**Problem details:**
Scan the entries below and report only how many lines contain "HTML".

**Rows:**
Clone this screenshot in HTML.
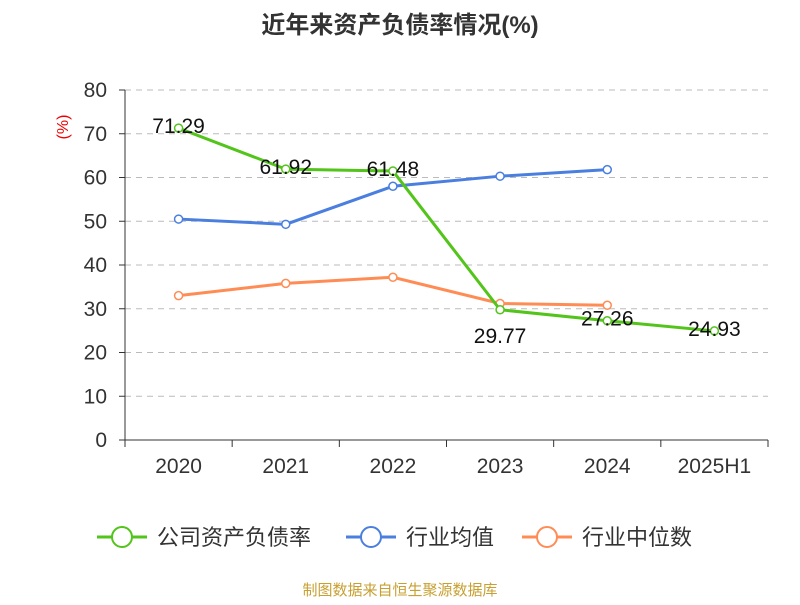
--
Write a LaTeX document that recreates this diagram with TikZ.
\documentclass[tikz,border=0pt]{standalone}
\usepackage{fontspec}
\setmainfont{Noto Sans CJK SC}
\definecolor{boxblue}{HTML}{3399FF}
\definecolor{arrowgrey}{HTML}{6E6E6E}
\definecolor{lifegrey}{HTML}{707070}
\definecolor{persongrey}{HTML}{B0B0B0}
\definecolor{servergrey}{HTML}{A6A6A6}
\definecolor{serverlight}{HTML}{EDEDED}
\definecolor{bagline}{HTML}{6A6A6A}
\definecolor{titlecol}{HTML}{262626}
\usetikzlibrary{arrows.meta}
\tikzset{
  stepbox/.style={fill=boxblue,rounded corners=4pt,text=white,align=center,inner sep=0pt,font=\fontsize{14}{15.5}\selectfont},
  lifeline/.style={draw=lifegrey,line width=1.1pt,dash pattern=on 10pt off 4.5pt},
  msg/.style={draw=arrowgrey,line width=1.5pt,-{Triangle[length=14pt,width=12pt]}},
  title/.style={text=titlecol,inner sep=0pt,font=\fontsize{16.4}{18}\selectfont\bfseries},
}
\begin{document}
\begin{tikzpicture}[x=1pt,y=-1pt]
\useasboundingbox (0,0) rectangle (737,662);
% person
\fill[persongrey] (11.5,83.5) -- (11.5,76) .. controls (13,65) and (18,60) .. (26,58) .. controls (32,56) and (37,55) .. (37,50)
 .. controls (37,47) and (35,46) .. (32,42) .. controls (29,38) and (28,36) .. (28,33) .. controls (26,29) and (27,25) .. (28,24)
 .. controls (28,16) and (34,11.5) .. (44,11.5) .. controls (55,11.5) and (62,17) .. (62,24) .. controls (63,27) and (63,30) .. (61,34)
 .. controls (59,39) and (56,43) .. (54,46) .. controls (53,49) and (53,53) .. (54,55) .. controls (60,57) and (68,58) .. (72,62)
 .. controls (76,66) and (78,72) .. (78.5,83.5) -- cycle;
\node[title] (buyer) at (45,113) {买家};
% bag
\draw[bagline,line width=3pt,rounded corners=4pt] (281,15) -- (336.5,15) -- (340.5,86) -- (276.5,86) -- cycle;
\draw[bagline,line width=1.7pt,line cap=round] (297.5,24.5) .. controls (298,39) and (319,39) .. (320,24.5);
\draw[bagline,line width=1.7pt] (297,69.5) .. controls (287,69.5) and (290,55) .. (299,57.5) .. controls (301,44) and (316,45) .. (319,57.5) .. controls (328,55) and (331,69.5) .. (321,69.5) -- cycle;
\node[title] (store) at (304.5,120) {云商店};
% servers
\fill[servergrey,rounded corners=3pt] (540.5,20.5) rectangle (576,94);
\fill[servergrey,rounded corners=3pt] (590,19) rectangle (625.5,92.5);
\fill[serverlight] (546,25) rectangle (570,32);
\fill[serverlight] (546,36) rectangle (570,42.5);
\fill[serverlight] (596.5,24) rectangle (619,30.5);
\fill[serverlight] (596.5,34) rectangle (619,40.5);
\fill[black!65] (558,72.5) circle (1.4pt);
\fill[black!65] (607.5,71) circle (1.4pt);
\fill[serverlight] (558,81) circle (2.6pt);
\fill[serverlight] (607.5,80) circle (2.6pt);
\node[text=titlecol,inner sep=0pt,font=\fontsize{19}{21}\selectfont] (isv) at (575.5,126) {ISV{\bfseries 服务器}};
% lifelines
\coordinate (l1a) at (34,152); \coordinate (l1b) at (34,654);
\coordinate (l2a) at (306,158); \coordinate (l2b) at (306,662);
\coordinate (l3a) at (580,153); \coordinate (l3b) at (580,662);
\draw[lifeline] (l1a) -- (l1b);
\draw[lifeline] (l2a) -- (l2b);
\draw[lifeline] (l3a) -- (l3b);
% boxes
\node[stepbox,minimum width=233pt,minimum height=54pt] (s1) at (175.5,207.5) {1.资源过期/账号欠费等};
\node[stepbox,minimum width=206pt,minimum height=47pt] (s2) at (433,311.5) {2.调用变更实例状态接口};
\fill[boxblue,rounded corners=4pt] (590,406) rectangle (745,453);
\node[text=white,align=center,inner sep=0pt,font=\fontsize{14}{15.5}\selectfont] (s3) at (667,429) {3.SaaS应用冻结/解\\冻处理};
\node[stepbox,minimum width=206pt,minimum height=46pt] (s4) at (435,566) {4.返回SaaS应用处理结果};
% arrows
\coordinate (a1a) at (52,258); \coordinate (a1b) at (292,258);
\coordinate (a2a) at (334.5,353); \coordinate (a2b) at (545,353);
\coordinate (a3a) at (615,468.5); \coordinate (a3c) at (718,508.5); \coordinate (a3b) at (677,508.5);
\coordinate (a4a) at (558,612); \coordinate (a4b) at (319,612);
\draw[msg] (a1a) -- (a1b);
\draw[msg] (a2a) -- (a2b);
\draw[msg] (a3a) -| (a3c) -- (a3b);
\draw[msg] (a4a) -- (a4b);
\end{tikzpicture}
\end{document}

**Reply to the exercise:**
9